The Age-Friendly Health System and 4M Model
To help augment this idea of equipping health care systems and their clinicians with more readily available geriatric knowledge, skills, and tools, the JAHF, along with the Institute for Healthcare Improvement (IHI), created the Age-Friendly Health System (AFHS) paradigm in 2015.10 Using the 4M model, the AFHS initiative established a set of evidence-based geriatric priorities and interventions meant to improve the care of older adults, reduce harm and duplication, and provide a framework for engaging leadership, clinical teams, and operational systems across inpatient and ambulatory settings.11 Mobility, including fall risk screening and intervention, is 1 of the 4M foundational elements of the Age-Friendly model. In addition to Mobility, the 4M model also includes 3 other key geriatric domains: Mentation (dementia, depression, and delirium), Medication (high-risk medications, polypharmacy, and deprescribing), and What Matters (goals of care conversations and understanding quality of life for older patients).11 The 4M initiative encourages adoption of a geriatric lens that looks across chronic conditions and accounts for the interplay among geriatric syndromes, such as falls, cognitive impairment, and frailty, in order to provide care better tailored to what the patient needs and desires.12 IHI and JAHF have targeted the adoption of the 4M model by 20% of US health care systems by 2020.11
Mini-Fellowship and Mobility Week
To bolster geriatric skills among community-based primary care providers (PCPs), we initiated a Geriatric Mini-Fellowship, a 4-week condensed curriculum taught over 6 months. Each week focuses on 1 of the age-friendly 4Ms, with the goal of increasing the knowledge, self-efficacy, skills, and competencies of the participating PCPs (called “fellow” hereafter) and at the same time, equipping each to become a champion of geriatric practice. This article focuses on the Mobility week, the second week of the mini-fellowship, and the effect of the week on the fellows’ practice changes.
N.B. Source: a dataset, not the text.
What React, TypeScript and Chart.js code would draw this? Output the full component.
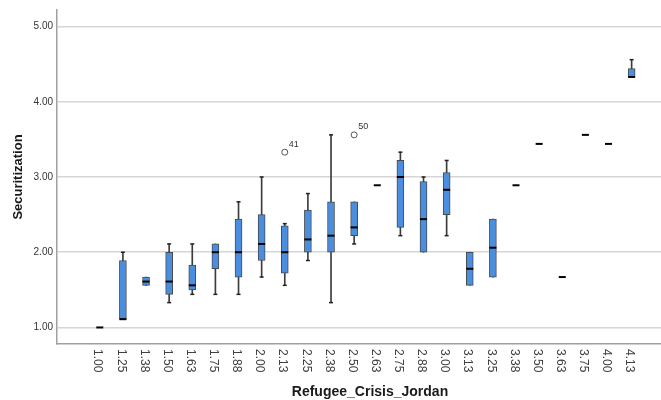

To construct the Mobility week’s curriculum with a focus on the ambulatory setting, we relied upon national evidence-based work in fall risk management. The Centers for Disease Control and Prevention (CDC) has made fall risk screening and management in primary care a high priority. Using the clinical practice guidelines for managing fall risk developed by the American and British Geriatrics Societies (AGS/BGS), the CDC developed the Stopping Elderly Accidents, Deaths, and Injuries (STEADI) toolkit.13 Foundational to the toolkit is the validated 12-item Stay Independent falls screening questionnaire (STEADI questionnaire).14 Patients who score 4 or higher (out of a total score of 14) on the questionnaire are considered at increased risk of falling. The CDC has developed a clinical algorithm that guides clinical teams through screening and assessment to help identify appropriate interventions to target specific risk factors. Research has clearly established that a multifactorial approach to fall risk intervention can be successful in reducing fall risk by as much as 25%.15-17
The significant morbidity and mortality caused by falls make training nongeriatrician clinicians on how to better address fall risk imperative. More than 25% of older adults fall each year.18 These falls contribute to rising rates of fall-related deaths,19 emergency department (ED) visits,20 and hospital readmissions.21 Initiatives like the AFHS focus on mobility and the CDC’s development of supporting clinical materials22 aim to improve primary care adoption of fall risk screening and intervention practices.23,24 The epidemic of falls must compel all PCPs, not just those practicing geriatrics, to make discussing and addressing fall risk and falls a priority.